One of the quotes I like to throw around a lot is from Walt Whitman's Leaves of Grass: "I am large I contradict myself." I have said it so often that a friend of mine once made a button for me, with the quote, so that I could just point to it when I wanted to say it. There aren't many works of literature that get to the heart of humanity more than Leaves of Grass and particularly, the poem Song of Myself. That was an abbreviated version of the quote, the full quote is:
“Do I contradict myself? Very well, then I contradict myself, I am large, I contain multitudes.”
It is a simple acknowledgement that humanity is complex. Like John Lennon, Whitman had that the ability to say so much with so few words. We can, and often do, have opinions that contradict each. We can love animals but be a voracious meat eater. We can believe in small government but believe that government should restrict a person's right to choose. We can be for capital punishment but also believe that murder is a sin. Humanity is odd that way. It is this that allows me to wax on, bloviating, saying whatever I want to without too much concern that what I am writing doesn't contradict a post from three years ago. Next time you want to call a politician a waffler, you might to pick up a copy of Leaves of Grass to remind yourself of our humanity. We are large, we are full of perspective and we change our minds often.
Tuesday of this week, July 20th, will mark the 150th anniversary of Henry Ford's birth. I bring up the Whitman quote because every time I hear the name Henry Ford, I think of contradiction. He was a creative and mechanical genius but sometimes lacked vision. He was a champion for worker's rights but a spreader of hatred. There are not many human beings that have more of an effect on humanity than Ford, both positive and negative. Some say that he created the American middle class by insisting on paying his workers enough money so that they could afford to buy one of his cars. His mass production techniques of the automobile allowed many people to move out to the suburbs and leaving in the cities with big problems. He founded Ford Motor Company and the Ford Foundation. The Ford Foundation is one of those great trust funds that you hear mentioned on PBS. It was one of the organizations that helped get Sesame Street started. Ford was a leader is hiring of blacks, women and the handicapped. He was also a pacifist who believed that globalization would lead to global peace. He was an outspoken opponent of our the US's involvement in World War I. He's affected everything from teen pregnancies to global warming. All of this is quite impressive and puts him among Ben Franklin, Thomas Jefferson, Thomas Edison, Bill Gates and Steve Jobs as one of the most important and impressive Americans, ever. But of course, there is a dark side.
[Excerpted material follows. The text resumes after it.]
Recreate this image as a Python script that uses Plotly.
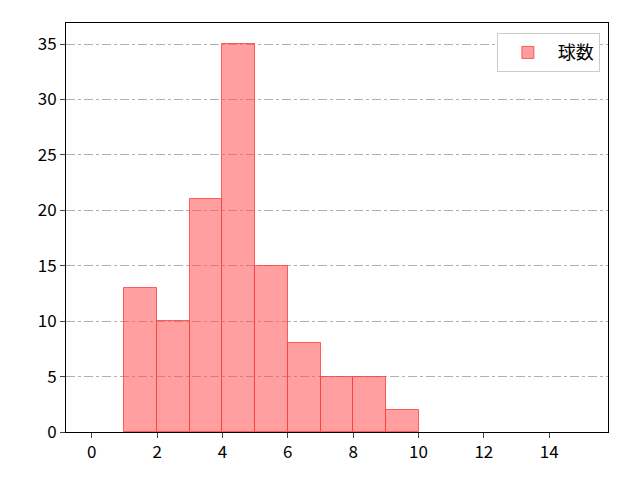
import plotly.graph_objects as go

bin_left = [1, 2, 3, 4, 5, 6, 7, 8, 9]
counts = [13, 10, 21, 35, 15, 8, 5, 5, 2]
xticks = [0, 2, 4, 6, 8, 10, 12, 14]
yticks = [0, 5, 10, 15, 20, 25, 30, 35]

fig = go.Figure()
fig.add_trace(go.Bar(
    x=[b + 0.5 for b in bin_left], y=counts, width=1, name="球数",
    marker=dict(color="rgba(255,80,80,0.55)", line=dict(color="rgba(255,60,60,0.8)", width=1)),
    showlegend=True,
))
fig.update_layout(
    width=640, height=480, plot_bgcolor="white", paper_bgcolor="white",
    margin=dict(l=58, r=40, t=15, b=56),
    font=dict(family="Noto Sans CJK JP, DejaVu Sans", size=17, color="black"),
    bargap=0,
    legend=dict(x=0.985, y=0.975, xanchor="right", yanchor="top",
                bordercolor="#cccccc", borderwidth=1, bgcolor="white", font=dict(size=18),
                itemwidth=50),
    xaxis=dict(range=[-0.79, 15.8], tickvals=xticks, showgrid=False, showline=True,
               linecolor="black", mirror=True, ticks="outside", ticklen=5, zeroline=False),
    yaxis=dict(range=[0, 36.9], tickvals=yticks, showgrid=True, gridcolor="#b0b0b0",
               griddash="dashdot", showline=True, linecolor="black", mirror=True,
               ticks="outside", ticklen=5, zeroline=False),
)
fig.write_html("out.html")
In 1918, Henry Ford purchased an obscure publication called the Dearborn Independent. The eight years to follow, the Independent published many different types of articles but most of them revolved around one subject: antisemitism. He believed that the Jews were the cause of World War I and were funding both sides of the war. At its peak in 1925 the paper had a circulation of close to a million copies. Ford dealers around the country were urged to sell at their show rooms. They published parts of the Protocols of Zion, which is a Russian text that was originally published as a hoax in the early 20th century, that describes how the Jews were taking over the world's banking industry among other things. The Independent published it as truth. The Protocols were used in the early days of the German Nazi party as propaganda. In 1924, Ford received visits from the Nazi party where they requested contribution which he declined. They also awarded him the Grand Cross of the German Eagle (pictured below) in 1938, the highest Nazi award ever given to a foreigner.
Ford published 500,000 copies of the Protocols in the US. The Nazi's repackaged the articles in the Independent and published them in Germany in four volumes called The International Jew in the early 1920's. In the trials at Nuremburg, after World War II, many people cited this book as their inspiration saying that Ford was a genius and a progressive; his success legitimized his ideas. Hitler had a dogeared copy of it in his office. Ford is the only American mentioned in Mein Kampf in which he is praised.
How large was Henry Ford? Apparently, very large. I think of this in the same way as I think of Thomas Jefferson being a slave owner ... they are large, they contradict themselves and we'll never completely understand them. Apparently, while in his 80's, Ford was shown films of the concentration camps in Germany. He is said to have expressed horror. You have to wonder how much of the "horror" he connected with his own activity. Did he reflect or was he not that large?